アドバンストパークは超音波とカメラで全周囲を監視し、すべての操作を車が支援
パーキングサポートブレーキは加速抑制とブレーキ制御で衝突回避を支援

 モビリティカンパニーへの変革を進めるトヨタ自動車が、安全技術の進化を加速させている。衝突安全ボディー「GOA(ゴア)」の発表から30年、予防安全パッケージ「トヨタセーフティセンス」(TSS)の実用化から10年が経過するなど、パッシブ(受動)、アクティブ(予防)の両面から着実に安全性を高めてきた。さらに、人工知能(AI)の活用とインフラとの協調を含めた「人・車・インフラ」の三位一体で構成する次世代安全技術を確立することで、交通事故死傷者ゼロの実現に寄与していく考えだ。

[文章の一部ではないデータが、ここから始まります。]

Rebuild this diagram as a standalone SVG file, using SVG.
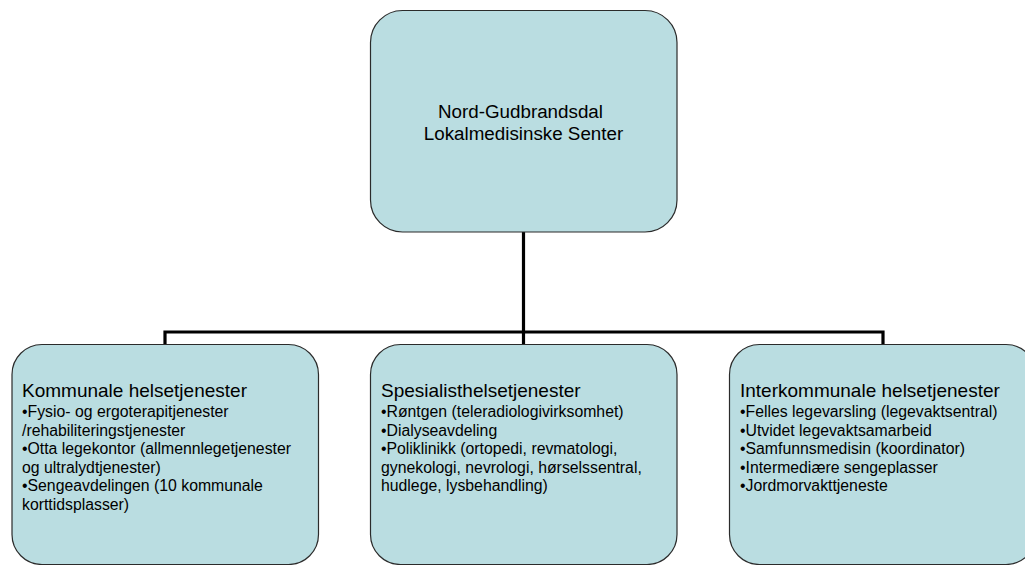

 車の安全対策には、衝撃吸収ボディーやエアバッグ、ポップアップフードなど衝突時に乗員や歩行者の安全を確保するパッシブセーフティーと、ABS(アンチロックブレーキシステム)やVSC(横滑り防止装置)など衝突を未然に防止するアクティブセーフティーという2つの考え方がある。

 GOAはパッシブセーフティー、TSSはアクティブセーフティーの代表例だが、トヨタではさまざまなシステムを個別の安全装備としてだけではなく、各システムを連携させることで高い安全性を追求する「統合安全コンセプト」を技術開発の根幹に据えている。現在、受動・予防安全ともに多くの装備や機能を実用化しており、駐車から通常走行、事故直前、衝突時、事故直後の救助まで、それぞれの段階において最適なドライバー支援を行う。

 トヨタは「安全は普及してこそ」との考えで進化させてきた。衝突安全技術では1995年の開発から30年を迎えたGOAに加えて、乗員の胸腹部障害を軽減させる技術としてシートベルトのプリテンショナーやフォースリミッター、頭部障害に対してはカーテンシールドエアバッグを開発するなど、新しい乗員保護装置の標準装備化を進めている。

 また、事故直後の乗員を守る手段として救命率の向上にも取り組んでいる。2018年6月には救急自動通報システム「Dコール ネット」の全国運用を消防や病院などの協力を得て本格的にスタート。治療開始までの時間を約20分に短縮した。

 歩行者保護の観点では、これまでダミー人形で行っていた障害度合いの把握をバーチャル人体モデル「サムス」で行う技術を開発。これにより年齢や性別、体格の違いから、骨や筋肉、臓器への障害度合いも正しく評価できるようになった。サムスについては20年にその技術を無償で公開。メーカーや産業の垣根を越えて安全技術を普及させる環境づくりにも力を入れている。

 予防安全技術については、人が運転をするために行う「認知」「判断」「操作」を支援する技術開発を行っている。急ブレーキ時に安全に停止できるABSや、カーブなどで不安定になった車両を制御するVSC、衝突の危険性を認知して回避または被害軽減を支援する「プリクラッシュセーフティ」(PCS)など、これまでさまざまな技術を開発してきた。

 さらにTSSでは、PCSやレーダークルーズコントロールなどの安全運転支援技術をパッケージ化し、認知・判断・操作のすべての運転行動を支援する。逆光下などでも誤認識や誤作動をさせない作り込みにこだわって開発しており、世界中の道で200万㌔㍍の走行検証を重ねてきたという。

 あらゆる状況下で作動する予防安全パッケージを開発したことで、15年に実用化したTSSは普及が進み、25年1月末現在、グローバルで約5300万台、国内で約1080万台に搭載している。

 自動車安全技術の普及により交通事故の死者数、発生件数は減少を続けてきたが、近年はその減少速度が鈍化傾向にある。トヨタで安全技術開発を手掛けるくるま開発センターの御沓悟司フェローは「さらなる交通事故低減には新たなアプローチが必要になる」とみており、今後は既存の衝突・予防安全技術のレベルアップとともに、人や車の行動を予測して対処するためのAI活用や、通信などのインフラと協調した安全技術開発を進めていく方針だ。

 AIについては、対向車の右折など車や人の予期できない行動を予測するために活用する。車両センサーが相手を認識していても防げていない事故ケースだ。

 一方、インフラ協調については、出合い頭や飛び出しなど「直前まで車両センサーで相手の認識が困難な事故形態に対して、通信などのインフラ協調技術が必要になる」(御沓フェロー)という。このため、AI・通信基盤の構築で協業しているNTTなどパートナー企業とともに技術構築を進めていく考えだ。